Brexit negotiations are, in every sense, provoking anxiety in individuals and businesses.
Many are asking ‘how will my job be affected?’ ‘How many jobs will be impacted?’ ‘Will we see an exodus of talent?’ ‘Will we need visas to visit the European Union?’ Will our tax structures change?’ And quite rightly so. These are all valid concerns in the current climate.
Equally important questions include how Britain’s legal system, democratic institutions and law-making processes will change? And how will UK citizens working in the EU, and EU citizens working here, fare?
There are simply too many unknowns, but chief among these concerns is the UK’s uncertain economic condition and trading status with the EU.
Although all major financial institutions, and most large multinationals, have contingency plans in place to bolster their European operations and secure market access, their success depends on the eventual form and shape of any emerging Brexit deal.
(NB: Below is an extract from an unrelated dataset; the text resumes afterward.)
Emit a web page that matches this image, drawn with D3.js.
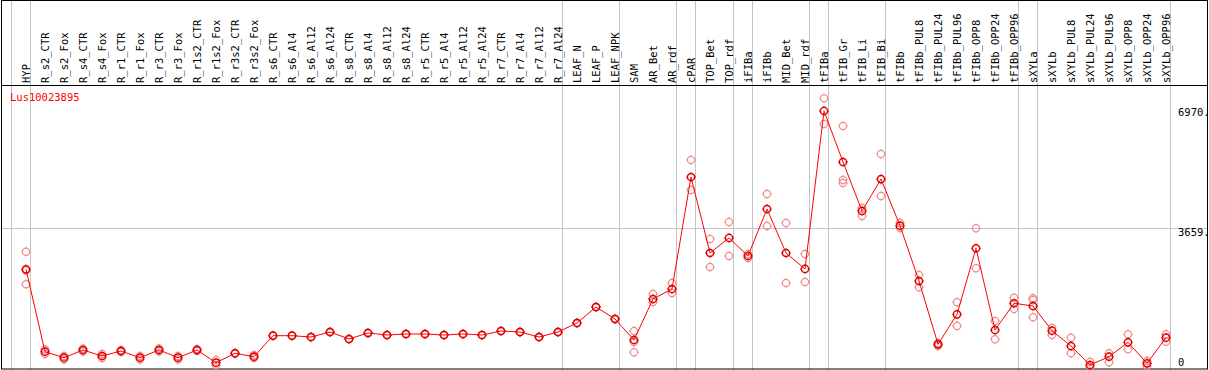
<!DOCTYPE html>
<html>
<head>
<meta charset="utf-8">
<script src="https://cdn.jsdelivr.net/npm/d3@7"></script>
<style>
  body { margin: 0; background: #fff; }
  svg { display: block; }
  text { font-family: "DejaVu Sans Mono", "Liberation Mono", monospace; }
</style>
</head>
<body>
<div id="chart"></div>
<script>
var categories = ["HYP", "R_s2_CTR", "R_s2_Fox", "R_s4_CTR", "R_s4_Fox", "R_r1_CTR", "R_r1_Fox",
  "R_r3_CTR", "R_r3_Fox", "R_r1s2_CTR", "R_r1s2_Fox", "R_r3s2_CTR", "R_r3s2_Fox", "R_s6_CTR",
  "R_s6_Al4", "R_s6_Al12", "R_s6_Al24", "R_s8_CTR", "R_s8_Al4", "R_s8_Al12", "R_s8_Al24",
  "R_r5_CTR", "R_r5_Al4", "R_r5_Al12", "R_r5_Al24", "R_r7_CTR", "R_r7_Al4", "R_r7_Al12",
  "R_r7_Al24", "LEAF_N", "LEAF_P", "LEAF_NPK", "SAM", "AR_Bet", "AR_rdf", "cPAR", "TOP_Bet",
  "TOP_rdf", "iFIBa", "iFIBb", "MID_Bet", "MID_rdf", "tFIBa", "tFIB_Gr", "tFIB_Li", "tFIB_Bi",
  "tFIBb", "tFIBb_PUL8", "tFIBb_PUL24", "tFIBb_PUL96", "tFIBb_OPP8", "tFIBb_OPP24",
  "tFIBb_OPP96", "sXYLa", "sXYLb", "sXYLb_PUL8", "sXYLb_PUL24", "sXYLb_PUL96", "sXYLb_OPP8",
  "sXYLb_OPP24", "sXYLb_OPP96"];

var meanValues = [2526, 249, 83, 296, 130, 268, 83, 296, 83, 296, -55, 205, 111, 691,
  691, 655, 793, 600, 766, 710, 738, 738, 710, 738, 710, 821, 793, 655,
  793, 1042, 1484, 1153, 572, 1705, 1982, 5076, 2977, 3392, 2894, 4193, 2977, 2535,
  6902, 5492, 4138, 5020, 3731, 2203, 453, 1282, 3107, 849, 1587, 1512, 829,
  406, -119, 111, 509, -72, 636];

var replicates = [
  [3013, 2493, 2112], [310, 185], [130, 33], [337, 254], [185, 75], [296, 240], [130, 33],
  [337, 254], [130, 33], [323, 268], [19, -119], [215, 195], [158, 75], [700, 682],
  [700, 682], [665, 645], [803, 783], [610, 590], [776, 756], [720, 700], [748, 728],
  [748, 728], [720, 700], [748, 728], [720, 700], [831, 811], [803, 783], [665, 645],
  [803, 783], [1052, 1032], [1494, 1474], [1163, 1143], [821, 517, 232], [1844, 1623],
  [2148, 1871], [5547, 4718], [3364, 2590], [3834, 2894], [2949, 2839], [4608, 3723],
  [3806, 2148], [2949, 2175], [7253, 6543], [6487, 4995, 4912], [4221, 3999], [5713, 4552],
  [3806, 3668], [2369, 2029], [489, 406], [1614, 959], [3660, 2554], [1097, 592],
  [1741, 1429], [1725, 1678, 1200], [904, 710], [636, 205], [-36, -174], [205, -44],
  [730, 315], [-8, -146], [730, 525]];

var seriesName = "Lus10023895";
var tickValues = [0, 3659, 6970];
var tickLabels = ["0", "3659.", "6970."];
// columns that start a new group (last one = right end)
var groupStarts = [0, 1, 29, 32, 35, 36, 38, 39, 42, 43, 46, 53, 54, 61];

var svgWidth = 1209;
var svgHeight = 370;
var colWidth = 19;
var plotLeft = 11;
var headerBottom = 85;

var svg = d3.select("#chart")
  .append("svg")
  .attr("width", svgWidth)
  .attr("height", svgHeight);

var x = d3.scaleBand()
  .domain(categories)
  .range([plotLeft, plotLeft + categories.length * colWidth]);

var y = d3.scaleLinear()
  .domain([0, 6970])
  .range([360.7, 108.5]);

var px = function (c) { return x(c) + 15; };

// group separators
svg.append("g")
  .selectAll("line")
  .data(groupStarts)
  .enter()
  .append("line")
  .attr("x1", d => plotLeft + d * colWidth + 0.5)
  .attr("x2", d => plotLeft + d * colWidth + 0.5)
  .attr("y1", 0)
  .attr("y2", svgHeight)
  .attr("stroke", "#c4c4c4")
  .attr("stroke-width", 1);

// gridline at middle tick
svg.append("line")
  .attr("x1", 1)
  .attr("x2", 1207)
  .attr("y1", Math.round(y(3659)) + 0.5)
  .attr("y2", Math.round(y(3659)) + 0.5)
  .attr("stroke", "#c4c4c4");

// frame
svg.append("rect")
  .attr("x", 1.5)
  .attr("y", 0.5)
  .attr("width", 1206)
  .attr("height", 368.5)
  .attr("fill", "none")
  .attr("stroke", "#000");

svg.append("line")
  .attr("x1", 1)
  .attr("x2", 1207)
  .attr("y1", headerBottom + 0.5)
  .attr("y2", headerBottom + 0.5)
  .attr("stroke", "#000");

// rotated category labels
svg.append("g")
  .selectAll("text")
  .data(categories)
  .enter()
  .append("text")
  .attr("transform", d => `translate(${x(d) + 18.5}, 83) rotate(-90)`)
  .style("font-size", "10.5px")
  .attr("fill", "#000")
  .text(d => d);

// right side value labels
svg.append("g")
  .selectAll("text")
  .data(tickValues)
  .enter()
  .append("text")
  .attr("x", 1178)
  .attr("y", (d, i) => (d === 0 ? y(d) - 2 : y(d)) + 7.5)
  .style("font-size", "10.5px")
  .attr("fill", "#000")
  .text((d, i) => tickLabels[i]);

svg.append("text")
  .attr("x", 10)
  .attr("y", 101)
  .style("font-size", "10.5px")
  .attr("fill", "#ff0000")
  .text(seriesName);

function marker(g, cx, cy, color, w) {
  g.append("circle")
    .attr("cx", cx)
    .attr("cy", cy)
    .attr("r", 3.6)
    .attr("fill", "none")
    .attr("stroke", color)
    .attr("stroke-width", w);
  [[0, -1], [0, 1], [-1, 0], [1, 0]].forEach(function (o) {
    g.append("line")
      .attr("x1", cx + o[0] * 3.6)
      .attr("y1", cy + o[1] * 3.6)
      .attr("x2", cx + o[0] * 4.8)
      .attr("y2", cy + o[1] * 4.8)
      .attr("stroke", color)
      .attr("stroke-width", 1);
  });
}

var repGroup = svg.append("g");
categories.forEach(function (c, i) {
  replicates[i].forEach(function (v) {
    marker(repGroup, px(c), y(v), "#f08c8c", 1.2);
  });
});

var line = d3.line()
  .x((d, i) => px(categories[i]))
  .y(d => y(d));

svg.append("path")
  .datum(meanValues)
  .attr("d", line)
  .attr("fill", "none")
  .attr("stroke", "#ff0000")
  .attr("stroke-width", 1);

var meanGroup = svg.append("g");
categories.forEach(function (c, i) {
  marker(meanGroup, px(c), y(meanValues[i]), "#e00000", 1.5);
});
</script>
</body>
</html>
There are four possible scenarios offering a platform upon which negotiations can be pursued:
1. The Norwegian model, or ‘soft-Brexit’ would see the UK join the European Economic Area and gain access to the Single European Market, freeing it from EU rules on agriculture and fisheries. This would facilitate the free movement of goods, services, capital and people within a system that ensures competition is not distorted and rules are respected. This would also mean that the UK accepts a number of EU rules while having no say in policy-making.
2. The Swiss model would make the UK independent of the EU and allow the negotiation of new trade treaties on a sector-by-sector basis. This would demand numerous bilateral trade arrangements, each taking several years to negotiate. Such a move would make the UK a mere observer of EU regulation, requiring fewer EU rules than the Norwegian model.
3. The Turkish model would allow the UK to enter into a Customs Union with the EU, offering access to the free market in manufactured goods and a common external tariff system. However, Article 8 of the Customs Union Agreement gives the EU influence over local law.
4. The Unilateral model, or hard-Brexit option, would result in the UK relying on its membership of the World Trade Organisation and trading accordingly. This means the UK would lose tariff-free access to its largest export destination, the Pan-European market, while becoming more exposed to low-cost competition.
Any one of these choices paints a stark picture for the future of the UK economy, but the fact remains that a decision must be made, and the sooner the better given the need to establish a firm position on UK-European trade.
Still not convinced? Then consider the following:
- The EU is by far the UK's largest trading partner. In 2016, UK exports to the EU were £241 billion (44% of all UK exports). UK imports from the EU were £312 billion (53% of all UK imports)
- Over £4 billion worth of exports are sold by the UK to EU countries each week
- The UK has a Foreign Direct Investment (FDI) stock of over £1 trillion, about half of which is from other members of the EU. Part of the UK’s attractiveness for foreign investors is that it brings easy access to the EU’s Single Market
- The UK’s financial services industry is the largest recipient of FDI
- In 2016 UK had a trade deficit of £71 billion with the EU. A surplus of £24 billion on trade in services was outweighed by a deficit of £96 billion on trade in goods
- Services accounted for 40% of the UK’s exports to the EU in 2016. Financial services and other business services are important categories of services exports to the EU.
The evidence is undeniable. The UK ideally needs to secure an amicable, soft-Brexit.
Cooperation remains profoundly important for both the EU and UK. We are all facing grand challenges, including climate change, a depletion of the world’s natural resources, ageing societies, workforce digitalisation, and social inequalities. These can only be addressed through coordinated and collaborative efforts.
We must find a way to re-model the UK's relationship with the EU and secure a more positive footing. Whichever new framework finally emerges, it must recognise that economics and politics are never neatly aligned, but ultimately economics must take precedence.